2. CVE-2025-41237 – Integer Underflow via VMCI

  • Severity: Critical (CVSS 9.3)
  • Component Affected: Virtual Machine Communication Interface (VMCI)
  • Impact: Allows code execution on the host system from a guest VM.
  • Technical Summary: VMCI facilitates communication between VMs and the host, including data and signal passing. The reported bug involves an integer underflow, a scenario in which numeric operations wrap around to very large values (e.g., subtracting 1 from 0 gives 4 billion in unsigned 32-bit integers). This leads to out-of-bounds memory writes, which can corrupt host memory and allow malicious code execution.

3. CVE-2025-41238 – Out-of-Bounds Heap Write via PVSCSI

  • Severity: Critical (CVSS 9.3)
  • Component Affected: Paravirtual SCSI Controller (PVSCSI)
  • Impact: Guest-to-host code execution via heap memory corruption.
  • Technical Summary: This flaw lies in how the paravirtual SCSI (storage) controller handles crafted inputs. Improper bounds checking on memory buffers passed from guest VMs results in heap-based out-of-bounds writes. These write operations can overwrite critical data structures, leading to arbitrary code execution on the host.

4. CVE-2025-41239 – Information Disclosure via vSockets

  • Severity: High (CVSS 7.1)
  • Component Affected: Virtualized Sockets (vSockets)
  • Impact: Leaks sensitive host memory to the attacking VM.
  • Technical Summary: vSockets are used for communication between VMs and between a VM and the host. This flaw permits attackers with administrative privileges inside the guest to read uninitialized memory, potentially exposing sensitive host data, cryptographic material, or memory layout info useful in chaining exploits.

Affected VMware Products and Versions

  • ESXi: 8.0/7.0 (various sub-versions; refer to VMware’s Security Advisory for full details)
  • Workstation Pro: 17.x
  • Fusion: 13.x
  • VMware Tools: Update to 13.0.1.0

📝 Note: Please refer to the full VMware Security Advisory VMSA-2025-0013 for specific build numbers and platform fixes.

Who Discovered These Vulnerabilities?

All four flaws were responsibly disclosed to VMware through the Zero Day Initiative following live demonstrations at Pwn2Own Berlin 2025: Research Team Vulnerabilities Exploited Awards Received STARLabs SG CVE-2025-41236 $150,000 Synacktiv CVE-2025-41237, CVE-2025-41238 $140,000+ Reverse Tactics CVE-2025-41239 $50,000

Potential Threat and Urgency

  • While there is no public evidence of these flaws being used in the wild, the fact that they enable guest-to-host escapes makes them extremely dangerous.
  • In a cloud or data center environment where ESXi hosts run multiple virtual machines from different tenants, a successful exploit could result in cross-tenant breaches.
  • These types of exploits are invaluable to advanced persistent threat (APT) groups or nation-state actors, particularly in scenarios targeting cloud or multi-tenant environments.

Recommended Actions

1. Apply Patches Immediately

If your organization is running affected versions of ESXi, Workstation, Fusion, or VMware Tools, apply the relevant security updates without delay.

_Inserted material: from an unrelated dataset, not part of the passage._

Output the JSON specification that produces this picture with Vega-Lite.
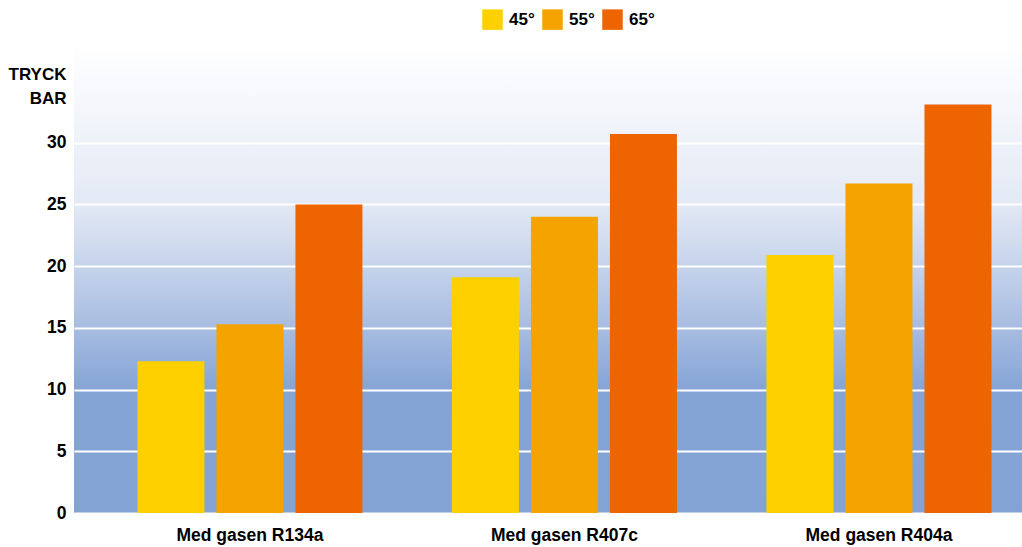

Refer to the official advisory and download patches through VMware’s Customer Connect portal or via your configuration management workflows.

2. Update VMware Tools in Guest VMs

Even if the hypervisor itself is patched, vulnerability CVE-2025-41239 affects guest-facing components. Be sure to roll out updated VMware Tools (13.0.1.0 or later) to all VMs.

3. Audit Virtual Machine Access

Limit administrative privileges on guest VMs. Exploits rely on local admin/root access inside the VM to execute commands that trigger host-level vulnerabilities.

4. Consider Enabling Additional Isolation

On sensitive infrastructure, consider increased VM isolation using features like VMware vSphere VM Encryption, vTPM, or I/O Filtering to reduce exposure to device-related attack surfaces.

Final Thoughts

VMware’s fast response to these zero-day vulnerabilities highlights the importance of proactive security measures and collaboration with the global research community. These flaws demonstrate that hypervisors—foundational to cloud workloads and enterprise virtualization—remain high-value targets.

While no active exploitation has been detected in the wild, organizations cannot afford to wait on patching. Immediate risk mitigation is critical, especially in environments hosting sensitive workloads or providing services to multiple tenants.